It's been the trend at Disney to turn heroes into villains or just introduce straight up horrible people and then try to feed them to us as "the good guy" we should praise. You have been pointing this out every time. I don't expect any better from Asoka.
Yeah. I’m not a fan of that either. Back in the day, this was the stereotypical example of “melodrama”, and hence a thing to be avoided at all costs. Somewhere back in the 80’s though, UCLA film school started selling the idea under the rebranding of “subverting expectations” sans instructions of how to do this without defrauding your audience. Hence even very good writers of that era like Joss Whedon stooped to cheesy, melodramatic role reversals in basically every series he wrote.

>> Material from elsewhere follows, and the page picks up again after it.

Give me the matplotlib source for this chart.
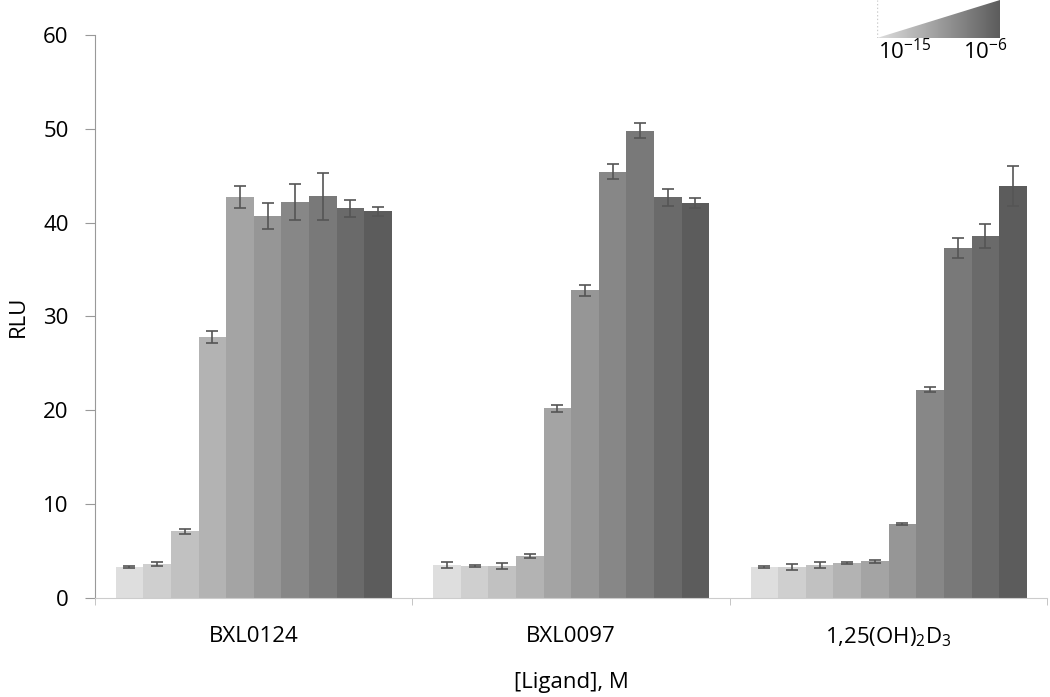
import numpy as np
import matplotlib
matplotlib.use('Agg')
import matplotlib.pyplot as plt
from matplotlib.patches import Polygon

plt.rcParams['font.family'] = ['Open Sans', 'DejaVu Sans']
plt.rcParams['mathtext.default'] = 'regular'

ligands = ['BXL0124', 'BXL0097', '1,25(OH)$_2$D$_3$']
doses = ['1e-15', '1e-14', '1e-13', '1e-12', '1e-11',
         '1e-10', '1e-9', '1e-8', '1e-7', '1e-6']

rlu_bxl0124 = [3.3, 3.6, 7.1, 27.8, 42.7, 40.7, 42.2, 42.8, 41.5, 41.2]
err_bxl0124 = [0.15, 0.2, 0.3, 0.6, 1.2, 1.4, 1.9, 2.5, 0.9, 0.5]
rlu_bxl0097 = [3.5, 3.4, 3.4, 4.5, 20.2, 32.8, 45.4, 49.8, 42.7, 42.1]
err_bxl0097 = [0.3, 0.1, 0.3, 0.2, 0.4, 0.6, 0.8, 0.8, 0.9, 0.5]
rlu_vd3 = [3.3, 3.3, 3.5, 3.7, 3.9, 7.9, 22.2, 37.3, 38.6, 43.9]
err_vd3 = [0.1, 0.3, 0.3, 0.1, 0.15, 0.1, 0.3, 1.1, 1.3, 2.1]

values = np.array([rlu_bxl0124, rlu_bxl0097, rlu_vd3])
errors = np.array([err_bxl0124, err_bxl0097, err_vd3])

n = len(doses)
greys = np.linspace(0.87, 0.36, n)
bar_w = 0.087
fs = 16

fig = plt.figure(figsize=(10.5, 6.97), dpi=100)
ax = fig.add_axes([0.0905, 0.142, 0.907, 0.808])

x = np.arange(len(ligands))
for i in range(n):
    pos = x - bar_w * n / 2 + bar_w * (i + 0.5)
    g = greys[i]
    ax.bar(pos, values[:, i], width=bar_w, color=(g, g, g), edgecolor='none')
    ax.errorbar(pos, values[:, i], yerr=errors[:, i], fmt='none',
                ecolor='#555555', elinewidth=1.2, capsize=4, capthick=1.2)

ax.set_xlim(-0.5, 2.5)
ax.set_ylim(0, 60)
ax.set_yticks(range(0, 61, 10))
ax.set_xticks(x)
ax.set_xticklabels(ligands)
ax.set_xticks([-0.5, 0.5, 1.5, 2.5], minor=True)
ax.tick_params(axis='x', which='major', length=0, labelsize=fs, pad=20)
ax.tick_params(axis='x', which='minor', length=5, color='#bbbbbb')
ax.tick_params(axis='y', length=7, color='#999999', labelsize=fs, pad=12)
for s in ['top', 'right']:
    ax.spines[s].set_visible(False)
ax.spines['left'].set_color('#999999')
ax.spines['bottom'].set_color('#cccccc')
ax.set_ylabel('RLU', fontsize=fs, labelpad=10)
ax.set_xlabel('[Ligand], M', fontsize=fs, labelpad=16)

# gradient triangle legend
lax = fig.add_axes([877 / 1050, 1 - 38 / 697, 123 / 1050, 38 / 697])
grad = np.linspace(greys[0], greys[-1], 256).reshape(1, -1)
im = lax.imshow(grad, cmap='gray', vmin=0, vmax=1, aspect='auto',
                extent=[0, 1, 0, 1])
tri = Polygon([[0, 0], [1, 1], [1, 0]], closed=True, transform=lax.transData)
im.set_clip_path(tri)
lax.plot([0, 0], [0, 1], ls=':', color='#cccccc', lw=1)
lax.set_xlim(0, 1)
lax.set_ylim(0, 1)
lax.axis('off')
fig.text(905 / 1050, 1 - 52 / 697, '$10^{-15}$', fontsize=fs,
         ha='center', va='center')
fig.text(985 / 1050, 1 - 52 / 697, '$10^{-6}$', fontsize=fs,
         ha='center', va='center')

fig.savefig('out.png', dpi=100)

I like Whedon’s writing even though he is obviously a disgusting douchbag. His handle on adolescent dialog is really unparalleled. Watch Buffy and co. But he routinely writes these reversals and you find it everywhere. Obviously this is what KK is after with switching the Sith and Jedi.
Absolutely, a better grounding in literary criticism would help these UCLA clones out. I’m not denying. I’m just noting this problem is everywhere across the industry, and the failure is in film school with them failing to teach the proper difference between drama and melodrama.

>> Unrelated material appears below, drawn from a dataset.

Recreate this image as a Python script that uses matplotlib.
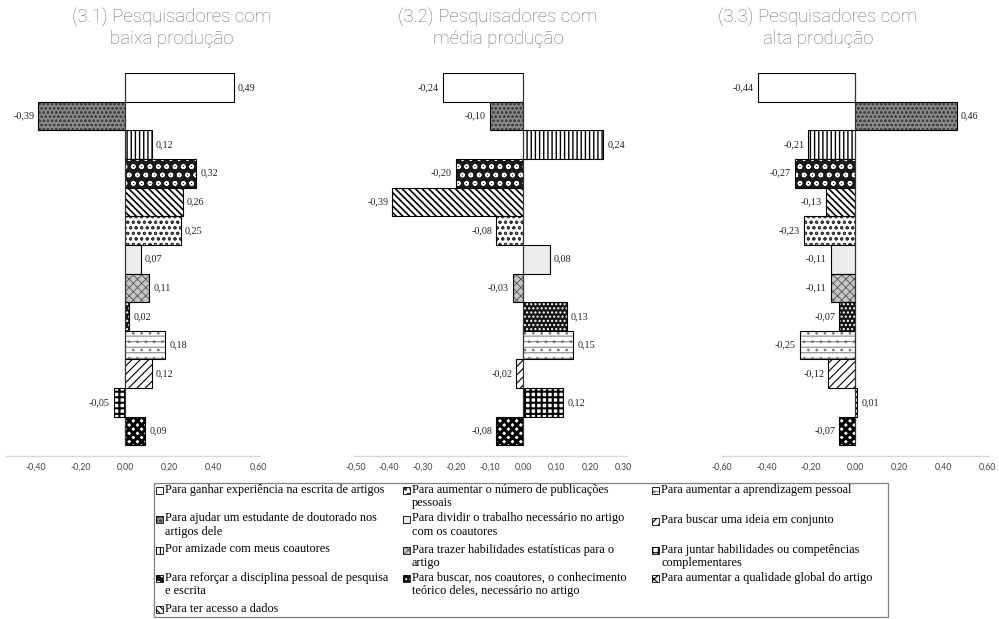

So guilty as charged but so is the whole industry. I think we’re just left letting that one go.
Will they make Ahsoka into a villain? I certainly hope not. I have to say, she is what has become the very rarest kind of hero. She’s a Paladin. She’s the White Knight. She’s the one who through suffering rose above her contemporaries and teachers and walked away from them.
This is the rarest kind of hero these days. She’s a Paragon of the Light Side, same as depicted in the Fantasy Flight Games RPG “Force and Destiny” as a “Paragon”, or one unusually adjusted to the Light side of the Force. We see this when through meditation, Ahsoka cleanses a pair of hate stained Sith light sabers and they become white. IIUC, these are the only depictions of White lightsabers in cannon.

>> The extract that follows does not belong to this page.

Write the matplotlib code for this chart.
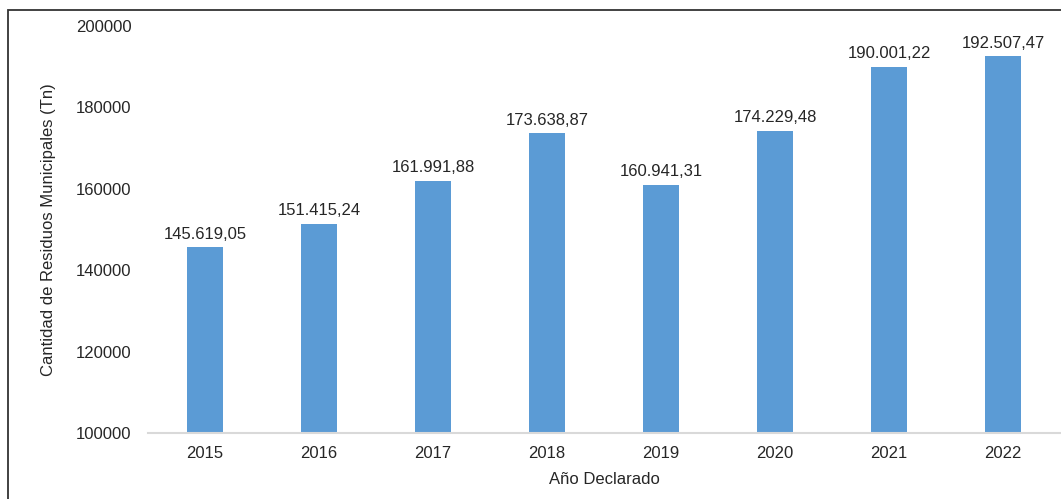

If they don’t fuck up this character, Ahsoka is indeed the hero we need to save the franchise. Enough with the shitting on all that is cherished and rationalizing evil. KK needs to go in disgrace.
As to Richard’s examples of incongruities, yeah. These are EXACTLY the kinds of mistakes you get when forced to do an instant rewrite, removing a central character. Opportunities for this multiply greatly when you start weaving lateral threads between separate series. Even in a single story this kind of thing pops up and it’s never good, but I don’t think it’s the hallmark of good or bad writing. Simply put, good writing evokes powerful emotions in the audience based upon heroic notions of things like honor, sacrifice, courage, justice and love. Bad writing fails to pull a legitimate emotional response from the audience. (BTW, another example of melodrama is what’s called “sentimentality”, when you appeal directly to the emotions rather than through the intellect. George Lucas did this when he designed the Ewoks with greatly oversized eyes. Like babies, we judge most creatures with oversized eyes as cute, and George was deliberately strumming the heart strings of the audience with that design. Watch the baby Ewok appearance with a woman in the room and you’ll actually hear her response. That’s the power of seduction, of sentimentality, otherwise known as melodrama. That’s considered poor form in literary criticism.)
Technically, you can say Star Wars is poorly written because parsecs aren’t a measure of time, or that there isn’t enough moisture on a desert world for farming, and you’d be right. That doesn’t discount the feeling Lucas evokes in his story of metamorphosis. He shows us the boy grow up, and touches in enough ancient archetypes for the story to grant fulfillment to a huge audience.
I don’t much care that Lucas didn’t know what a parsec was until he got complaints from the audience. That’s not a necessary part of great storytelling. It’s just a mistake. No biggie.